I'm amazed there is no apostrophe in "its". Read this book and weep, but I dare you to put it down. I have to agree with the Irish Times quote on the front cover "Quite entrancing". I am curious to know how the rest of that review went. Published by Collins, it is not a very good advertisement for this firm, in fact, I am tempted to Google it to see if the company has survived this tome.
The reason I could not put it down is because it reads like a gossip magazine in book form, and I have spent many an hour lined up at the local supermarket checkout taking free advantage of those brightly coloured rags with lurid headlines temptingly placed at the registers to while away the time. Such titbits as Lord Strathloch was a clergyman in Norfolk, England, when he suddenly discovered God was a Woman, and she married three times, first his father Lord O'Neill in 1932, then Lord Rothmere, the newspaper proprietor, and finally she ran off with Ian Fleming, author of the James Bond novels.
Date of publication is 1989, and I only came across it because a neighbour was clearing his bookshelves and donated the detritus to my daughter to pass on to unsuspecting readers through the Book Crossing program. It was written at the height of IRA activities, and led me to ponder whether there was a lot of difference between the wanton destruction by the Taliban of religious and cultural artefacts, and the IRA's razing of Ireland's historic homes and castles.

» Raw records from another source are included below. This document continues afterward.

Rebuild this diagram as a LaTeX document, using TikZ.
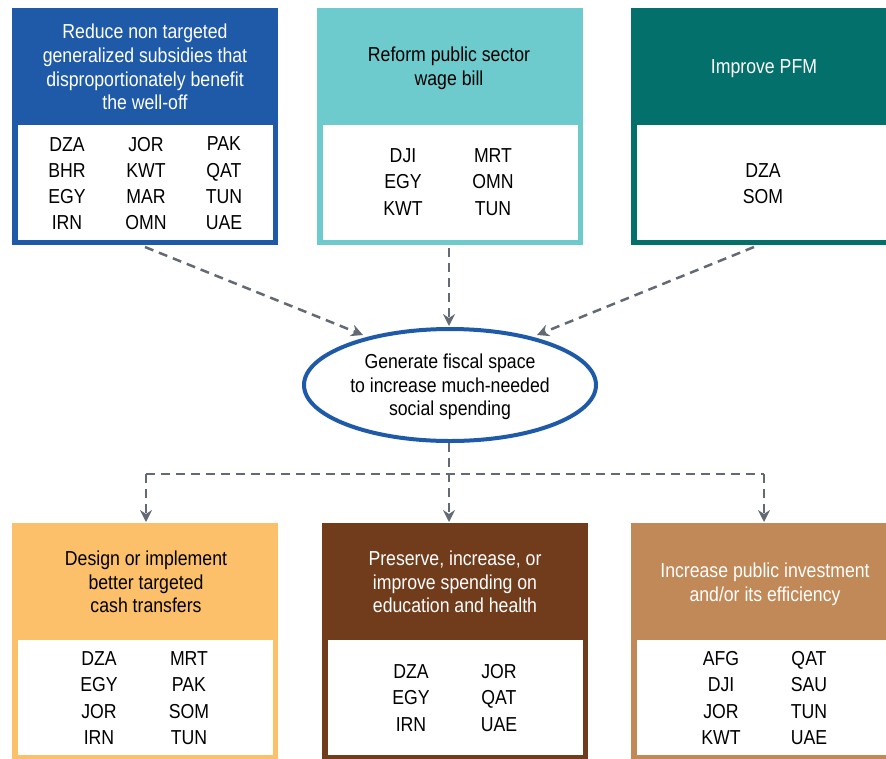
\documentclass[tikz,border=0pt]{standalone}
\usepackage{fontspec}
\setmainfont{Liberation Sans}[FakeStretch=0.875]
\usetikzlibrary{arrows.meta,shapes.geometric}
\definecolor{cblue}{HTML}{1F5AA8}
\definecolor{cteal}{HTML}{6ECBCD}
\definecolor{cdteal}{HTML}{03706C}
\definecolor{corange}{HTML}{FCC06A}
\definecolor{cbrown}{HTML}{703C1B}
\definecolor{ctan}{HTML}{C18858}
\definecolor{cgray}{HTML}{646A73}
\tikzset{
  outerbox/.style={draw=none, inner sep=0pt, minimum width=266pt, rectangle},
  innerbox/.style={fill=white, draw=none, inner sep=0pt, minimum width=255pt, minimum height=115pt, rectangle},
  hdr/.style={align=center, inner sep=0pt, font=\fontsize{20.2}{23.7}\selectfont},
  clist/.style={align=center, inner sep=0pt, font=\fontsize{20.2}{26.3}\selectfont},
  flow/.style={draw=cgray, line width=2.5pt, dash pattern=on 9pt off 6pt},
  flowarr/.style={flow, -{Stealth[length=12pt,width=12pt,inset=4pt]}}
}
\begin{document}
\begin{tikzpicture}[x=1pt,y=-1pt]
\useasboundingbox (0,0) rectangle (886,758);
\clip (0,0) rectangle (886,758);
% top boxes
\node[outerbox, fill=cblue, minimum height=237pt] (b1) at (145,126.5) {};
\node[innerbox] (w1) at (145.5,182.5) {};
\node[outerbox, fill=cteal, minimum height=237pt] (b2) at (449.5,126.5) {};
\node[innerbox] (w2) at (450,182.5) {};
\node[outerbox, fill=cdteal, minimum height=237pt] (b3) at (764,126.5) {};
\node[innerbox] (w3) at (764.5,182.5) {};
% bottom boxes
\node[outerbox, fill=corange, minimum height=240pt] (b4) at (145,643) {};
\node[innerbox] (w4) at (145.5,697.5) {};
\node[outerbox, fill=cbrown, minimum height=240pt] (b5) at (455,643) {};
\node[innerbox] (w5) at (455.5,697.5) {};
\node[outerbox, fill=ctan, minimum height=240pt] (b6) at (764,643) {};
\node[innerbox] (w6) at (764.5,697.5) {};
% headers
\node[hdr, text=white] (h1) at (145,67) {Reduce non targeted\\generalized subsidies that\\disproportionately benefit\\the well-off};
\node[hdr, text=black] (h2) at (449,68.5) {Reform public sector\\wage bill};
\node[hdr, text=white] (h3) at (764,69) {Improve PFM};
\node[hdr, text=black] (h4) at (146,582) {Design or implement\\better targeted\\cash transfers};
\node[hdr, text=white] (h5) at (455,582) {Preserve, increase, or\\improve spending on\\education and health};
\node[hdr, text=white] (h6) at (765,584) {Increase public investment\\and/or its efficiency};
% country lists
\node[clist] (c1a) at (67,183.5) {DZA\\BHR\\EGY\\IRN};
\node[clist] (c1b) at (146,183.5) {JOR\\KWT\\MAR\\OMN};
\node[clist] (c1c) at (224,183.5) {PAK\\QAT\\TUN\\UAE};
\node[clist] (c2a) at (403,182) {DJI\\EGY\\KWT};
\node[clist] (c2b) at (493,182) {MRT\\OMN\\TUN};
\node[clist] (c3a) at (763,183.5) {DZA\\SOM};
\node[clist] (c4a) at (99,698) {DZA\\EGY\\JOR\\IRN};
\node[clist] (c4b) at (189,698) {MRT\\PAK\\SOM\\TUN};
\node[clist] (c5a) at (411,698) {DZA\\EGY\\IRN};
\node[clist] (c5b) at (499,698) {JOR\\QAT\\UAE};
\node[clist] (c6a) at (721,698) {AFG\\DJI\\JOR\\KWT};
\node[clist] (c6b) at (809,698) {QAT\\SAU\\TUN\\UAE};
% ellipse
\node[ellipse, draw=cblue, line width=4pt, fill=white, minimum width=292pt, minimum height=112pt, inner sep=0pt] (ell) at (450,385) {};
\node[hdr, text=black] (et) at (450,387) {Generate fiscal space\\to increase much-needed\\social spending};
% connector coordinates
\coordinate (s1) at (145,247);
\coordinate (e1) at (363,335);
\coordinate (s2) at (449,248);
\coordinate (e2) at (449,326);
\coordinate (s3) at (754,247);
\coordinate (e3) at (537,335);
\coordinate (sb) at (449,443);
\coordinate (jn) at (449,474);
\coordinate (jl) at (146,474);
\coordinate (jr) at (764,474);
\coordinate (t4) at (146,522);
\coordinate (t5) at (449,522);
\coordinate (t6) at (764,522);
% connectors
\draw[flowarr] (s1) -- (e1);
\draw[flowarr] (s2) -- (e2);
\draw[flowarr] (s3) -- (e3);
\draw[flowarr] (sb) -- (t5);
\draw[flow] (jl) -- (jr);
\draw[flowarr] (jl) -- (t4);
\draw[flowarr] (jr) -- (t6);
\end{tikzpicture}
\end{document}
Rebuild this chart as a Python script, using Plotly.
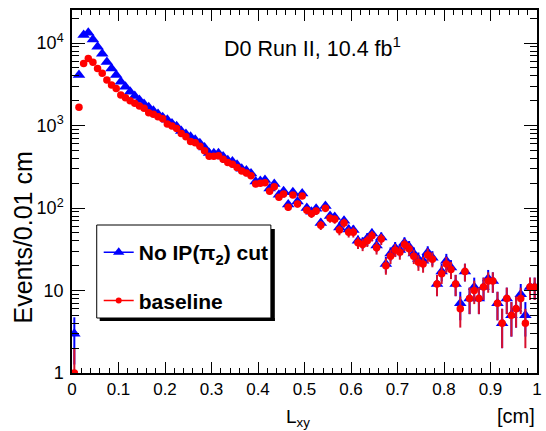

It contains a lot of history you really don't need to know, and the content could have been halved, but ironically, I didn't want it to end. The history in itself is sometimes extremely confusing. At times I was totally confused as to who was married to whom, but that really didn't matter in the scheme of things.
I was also led to ponder on the difference between slander and libel. Is it only slanderous if it is not true? Boyd has now been retired, and is to be seen cycling dangerously about the countryside and Teresa's ingenuous babbling ends abruptly when a poised and knowledgeable Melanie Annesley takes over.
Who is this Ann Morrow, and is she still assaulting the senses of pedants all over the English-speaking world? All I could find out through the Internet was that she was born in Ireland, now lives in London, had been a royal court reporter, and now writes articles for various newspapers and magazines. After this book was published, I doubt whether she was ever allowed to enter Ireland again. Those eccentric Anglo-Irish would probably rally a lynch mob.
During my Internet searches I came across a discussion group analysing another of Ann Morrow's books, "Cousins Divided: George V and Nicholas II". Some of the quotes from this group could equally be applied to the title in hand.
Regarding the veracity of some of the information contained in what is supposed to be an analysis of an historic connection: Oooops! then, That's a big Oooops! A lot of half-truths and innuendoes. But I am about one quarter of the way through, so I'll keep reading and see what else there is to see. Another reader reeled in despite irregularities. This book is increasingly sounding like a piece of fiction with a few names and dates thrown in for credibility. What is known about this Ann Morrow? What else has she written? From the answer to this question, it appears these critics came up with the same info I had found. This was beautifully summed up by one contributor to the Message Board conversation, Sounds like a gossip columnist to me. :P
But don't let me put you off reading this pseudo history. There are many laugh out loud moments, particularly as the author is capable of using understatement to emphasise particularly crazy behaviours. No serious student of history would want to rely on content, but overall it makes for entertaining reading.
You can find used copies on Amazon from one penny, to seventy-four pounds and thirty-one pence for new ones. I find it very hard to believe that a new copy would be worth so much, just as much as I cannot take seriously the favourable reviews for its historic value on that site.